Her condition was critical. The doctors told me that she had inflammation in both lungs and her life was in danger. What floored me, though, was that Janki was weathering her condition with fortitude.
When I returned to the studio and looked for Narain, I was told that he had been gone since morning. In the evening, when he came back, he showed me three small vials, their mouths tightly sealed with rubber caps, and asked, ‘Know what these are?’
‘No. They look like some kind of shots.’
He smiled. ‘Yes, shots. Penicillin shots.’
I was astounded. Penicillin, in those days, was being produced in very small quantities in America and England, and all of it was earmarked strictly for military hospitals. ‘Penicillin is a rare commodity. How did you get hold of it?’ I asked.
He smiled and said, ‘When I was a boy I was quite the expert at breaking into our family safe to steal money. Well, I did that again today. I sneaked into the military hospital and swiped these three vials from the refrigerator. Let’s move Janki to a hotel. Come on, hurry up.’
I took a taxi to the hospital and brought her to the hotel where Narain had already booked two rooms.
In an exceedingly feeble voice, she asked over and over again why I had brought her here, and every time I replied that she would know soon. When she did learn, that is, when Narain entered the room with a syringe in hand, she turned her face away in dismay and said to me, ‘Saadat Sahib, tell him to go away.’

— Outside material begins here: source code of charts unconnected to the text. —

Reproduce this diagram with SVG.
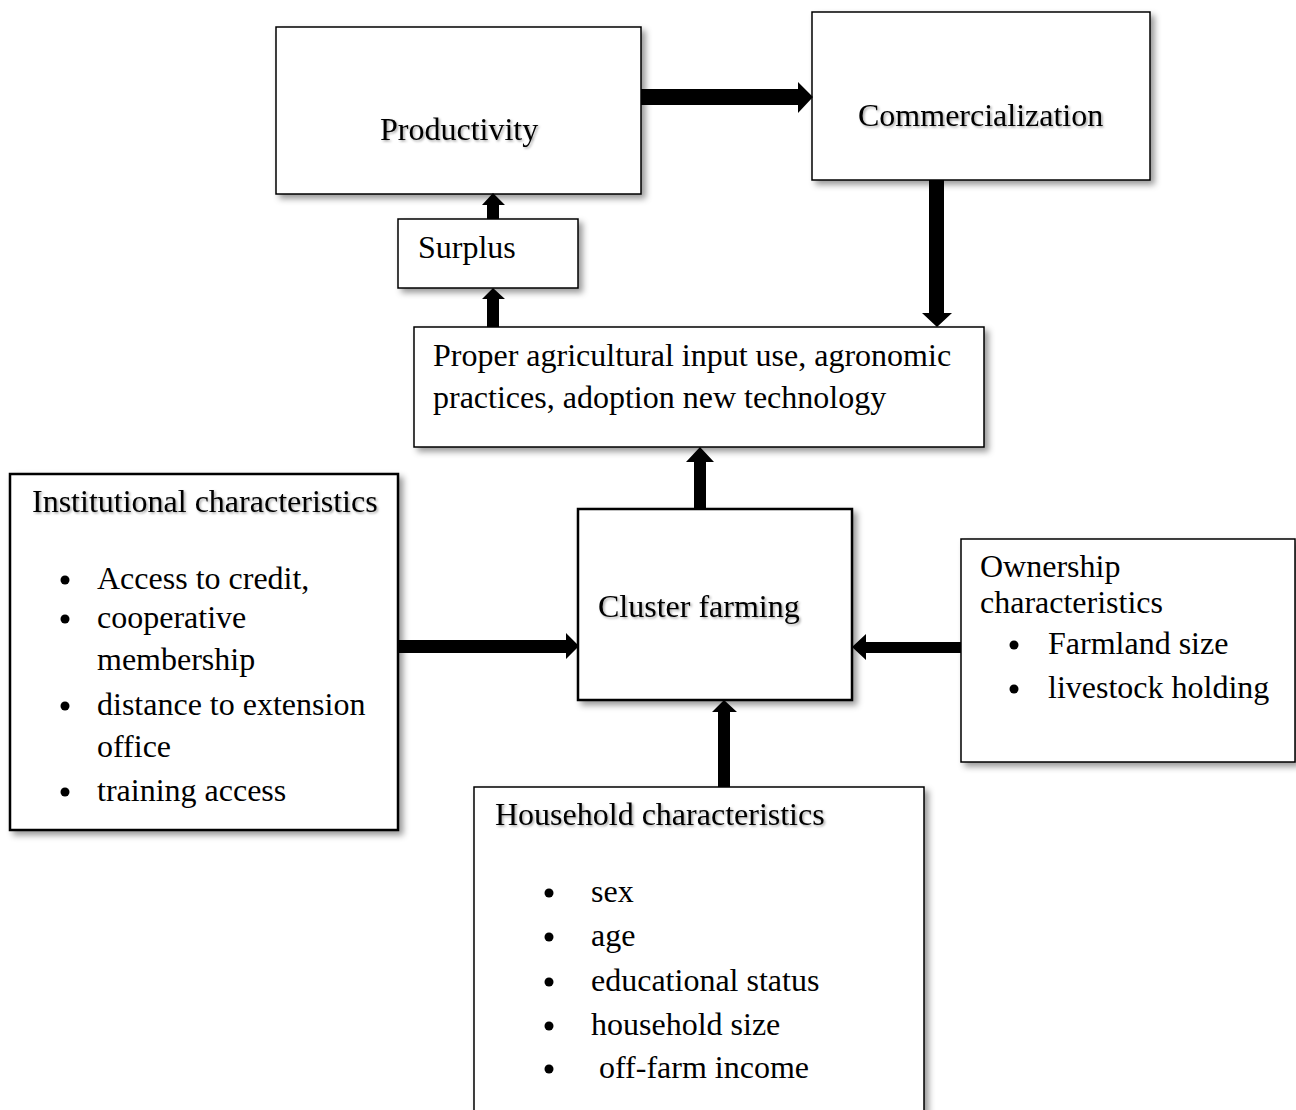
<svg xmlns="http://www.w3.org/2000/svg" width="1296" height="1110" viewBox="0 0 1296 1110">
<defs>
<filter id="sh" x="-10%" y="-10%" width="130%" height="130%">
<feDropShadow dx="4" dy="4" stdDeviation="3" flood-color="#000" flood-opacity="0.4"/>
</filter>
<filter id="tsh" x="-5%" y="-20%" width="110%" height="150%">
<feDropShadow dx="1.5" dy="1.5" stdDeviation="1.2" flood-color="#000" flood-opacity="0.35"/>
</filter>
</defs>
<style>
.box{fill:#fff;stroke:#000;stroke-width:1.5;filter:url(#sh)}
.bold{stroke-width:2.5}
text{font-family:"Liberation Serif","Times New Roman",serif;font-size:32px;fill:#000}
.t{filter:url(#tsh)}
.arr{fill:#000}
.dot{fill:#000}
</style>
<rect width="1296" height="1110" fill="#fff"/>
<g id="productivity">
<rect class="box" x="276" y="27" width="365" height="167"/>
<text class="t" x="380" y="140">Productivity</text>
</g>
<g id="commercialization">
<rect class="box" x="812" y="12" width="338" height="168"/>
<text class="t" x="858" y="126">Commercialization</text>
</g>
<g id="surplus">
<rect class="box" x="398" y="219" width="180" height="69"/>
<text x="418" y="258">Surplus</text>
</g>
<g id="practices">
<rect class="box" x="414" y="327" width="570" height="120"/>
<text x="433" y="366">Proper agricultural input use, agronomic</text>
<text x="433" y="408">practices, adoption new technology</text>
</g>
<g id="cluster">
<rect class="box bold" x="578" y="509" width="274" height="191"/>
<text class="t" x="598" y="617">Cluster farming</text>
</g>
<g id="institutional">
<rect class="box bold" x="10" y="474" width="388" height="356"/>
<text class="t" x="32" y="512">Institutional characteristics</text>
<circle class="dot" cx="65" cy="580" r="4.5"/>
<text x="97" y="589">Access to credit,</text>
<circle class="dot" cx="65" cy="619" r="4.5"/>
<text x="97" y="628">cooperative</text>
<text x="97" y="670">membership</text>
<circle class="dot" cx="65" cy="706" r="4.5"/>
<text x="97" y="715">distance to extension</text>
<text x="97" y="757">office</text>
<circle class="dot" cx="65" cy="792" r="4.5"/>
<text x="97" y="801">training access</text>
</g>
<g id="ownership">
<rect class="box" x="961" y="539" width="334" height="223"/>
<text x="980" y="577">Ownership</text>
<text x="980" y="613">characteristics</text>
<circle class="dot" cx="1014" cy="645" r="4.5"/>
<text x="1048" y="654">Farmland size</text>
<circle class="dot" cx="1014" cy="689" r="4.5"/>
<text x="1048" y="698">livestock holding</text>
</g>
<g id="household">
<rect class="box" x="474" y="787" width="450" height="340"/>
<text class="t" x="495" y="825">Household characteristics</text>
<circle class="dot" cx="549" cy="893" r="4.5"/>
<text x="591" y="902">sex</text>
<circle class="dot" cx="549" cy="937" r="4.5"/>
<text x="591" y="946">age</text>
<circle class="dot" cx="549" cy="982" r="4.5"/>
<text x="591" y="991">educational status</text>
<circle class="dot" cx="549" cy="1026" r="4.5"/>
<text x="591" y="1035">household size</text>
<circle class="dot" cx="549" cy="1069" r="4.5"/>
<text x="591" y="1078" xml:space="preserve"> off-farm income</text>
</g>
<g id="connectors">
<polygon class="arr" points="641,89 798,89 798,82 813,97 798,113 798,105 641,105"/>
<polygon class="arr" points="487,219 487,205 482,205 493,193 505,205 499,205 499,219"/>
<polygon class="arr" points="487,327 487,299 482,299 493,288 505,299 499,299 499,327"/>
<polygon class="arr" points="929,180 944,180 944,313 952,313 937,327 922,313 929,313"/>
<polygon class="arr" points="694,509 706,509 706,462 714,462 700,447 686,462 694,462"/>
<polygon class="arr" points="398,640 566,640 566,633 579,646 566,659 566,653 398,653"/>
<polygon class="arr" points="961,642 866,642 866,634 852,647 866,660 866,653 961,653"/>
<polygon class="arr" points="718,787 718,712 712,712 724,700 737,712 730,712 730,787"/>
</g>
</svg>
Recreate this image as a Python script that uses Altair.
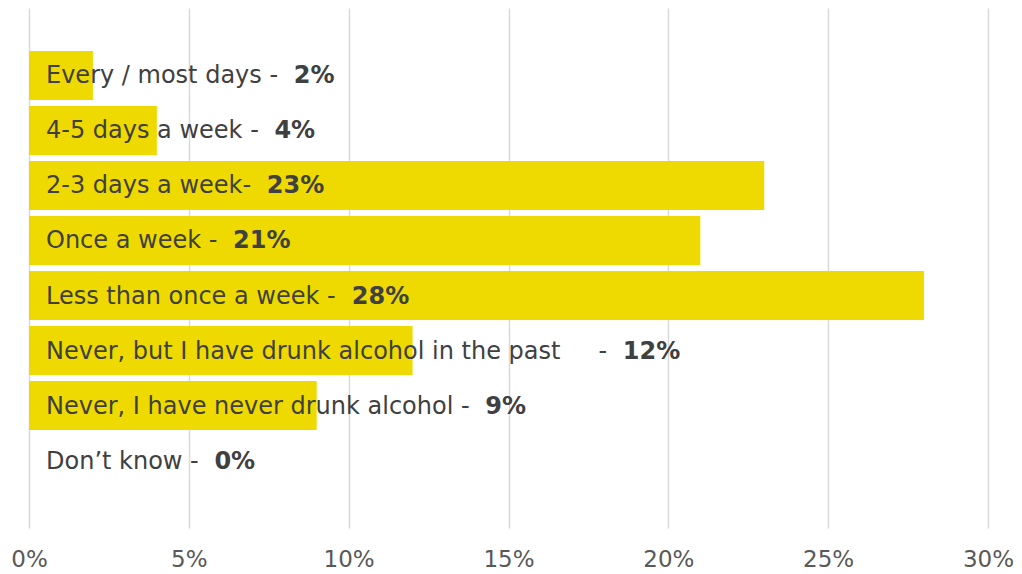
import altair as alt
import pandas as pd

# ---- data ----
categories = [
    "Every / most days",
    "4-5 days a week",
    "2-3 days a week",
    "Once a week",
    "Less than once a week",
    "Never, but I have drunk alcohol in the past",
    "Never, I have never drunk alcohol",
    "Don\u2019t know",
]
values = [2, 4, 23, 21, 28, 12, 9, 0]
label_text = [
    "Every / most days - ",
    "4-5 days a week - ",
    "2-3 days a week- ",
    "Once a week - ",
    "Less than once a week - ",
    "Never, but I have drunk alcohol in the past\u00a0\u00a0\u00a0\u00a0 - ",
    "Never, I have never drunk alcohol - ",
    "Don\u2019t know - ",
]
pct_text = [f"{v}%" for v in values]
tick_values = [0, 5, 10, 15, 20, 25, 30]

FONT = "DejaVu Sans"
LABEL_SIZE = 24
TEXT_COLOR = "#404040"
BAR_COLOR = "#EEDA00"
LABEL_INDENT = 17
BOLD_GAP = 8

# DejaVu Sans advance widths (units per em = 2048), used to place the bold part
_W = {" ": 651, "\u00a0": 651, "%": 1946, "\u2019": 651, ",": 651, "-": 739, ".": 651,
      "/": 690, "D": 1577, "E": 1294, "I": 604, "L": 1141, "N": 1532, "O": 1612,
      "a": 1255, "b": 1300, "c": 1126, "d": 1300, "e": 1260, "f": 721, "g": 1300,
      "h": 1298, "i": 569, "k": 1186, "l": 569, "m": 1995, "n": 1298, "o": 1253,
      "p": 1300, "r": 842, "s": 1067, "t": 803, "u": 1298, "v": 1212, "w": 1675,
      "y": 1212}
for _d in "0123456789":
    _W[_d] = 1303


def text_width(s, size):
    return sum(_W.get(ch, 1200) for ch in s) / 2048.0 * size


df = pd.DataFrame({
    "category": categories,
    "value": values,
    "label": label_text,
    "pct": pct_text,
    "zero": [0] * len(values),
    "off": [text_width(s, LABEL_SIZE) + BOLD_GAP for s in label_text],
})

y_enc = alt.Y(
    "category:N",
    sort=categories,
    axis=None,
    scale=alt.Scale(paddingInner=0.11, paddingOuter=0.78),
)

bars = alt.Chart(df).mark_bar(color=BAR_COLOR).encode(
    x=alt.X(
        "value:Q",
        scale=alt.Scale(domain=[0, 30], nice=False, zero=True),
        axis=alt.Axis(
            values=tick_values,
            labelExpr="datum.value + '%'",
            title=None,
            grid=True,
            gridColor="#d9d9d9",
            gridWidth=1.5,
            domain=False,
            ticks=False,
            labelFlush=False,
            labelOverlap=False,
            labelFont=FONT,
            labelFontSize=23,
            labelColor="#595959",
            labelPadding=20,
        ),
    ),
    y=y_enc,
)

labels = alt.Chart(df).mark_text(
    align="left", baseline="middle", dx=LABEL_INDENT, dy=1,
    font=FONT, fontSize=LABEL_SIZE, color=TEXT_COLOR,
).encode(
    x=alt.X("zero:Q"),
    y=y_enc,
    text="label:N",
)

bold = alt.Chart(df).mark_text(
    align="left", baseline="middle",
    dx=alt.ExprRef(expr=f"{LABEL_INDENT} + datum.off"), dy=1,
    font=FONT, fontSize=LABEL_SIZE, fontWeight="bold", color=TEXT_COLOR,
).encode(
    x=alt.X("zero:Q"),
    y=y_enc,
    text="pct:N",
)

chart = alt.layer(bars, labels, bold).properties(
    width=959,
    height=520,
    autosize=alt.AutoSizeParams(type="none"),
    padding={"left": 21, "right": 26, "top": 0, "bottom": 46},
).configure_view(stroke=None)

chart.save("out.html", embed_options={"renderer": "svg", "actions": False})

Narain smiled. ‘Darling, spit out your anger. Your life is at stake.’
Janki became furious. In spite of her weak condition, she sat up in the bed and said, ‘Saadat Sahib, either you throw this bastard out or I’m leaving.’
Narain pressed her back on the bed and said smiling, ‘This bastard won’t budge without giving you the shot. I’m warning you, don’t even try to resist.’
He gave the syringe to me, grabbed her arm with one hand, rubbed her upper arm with a cotton ball doused in alcohol, handed the cotton to me, took the syringe and plunged the needle into the muscle. She screamed, but the penicillin had entered her body.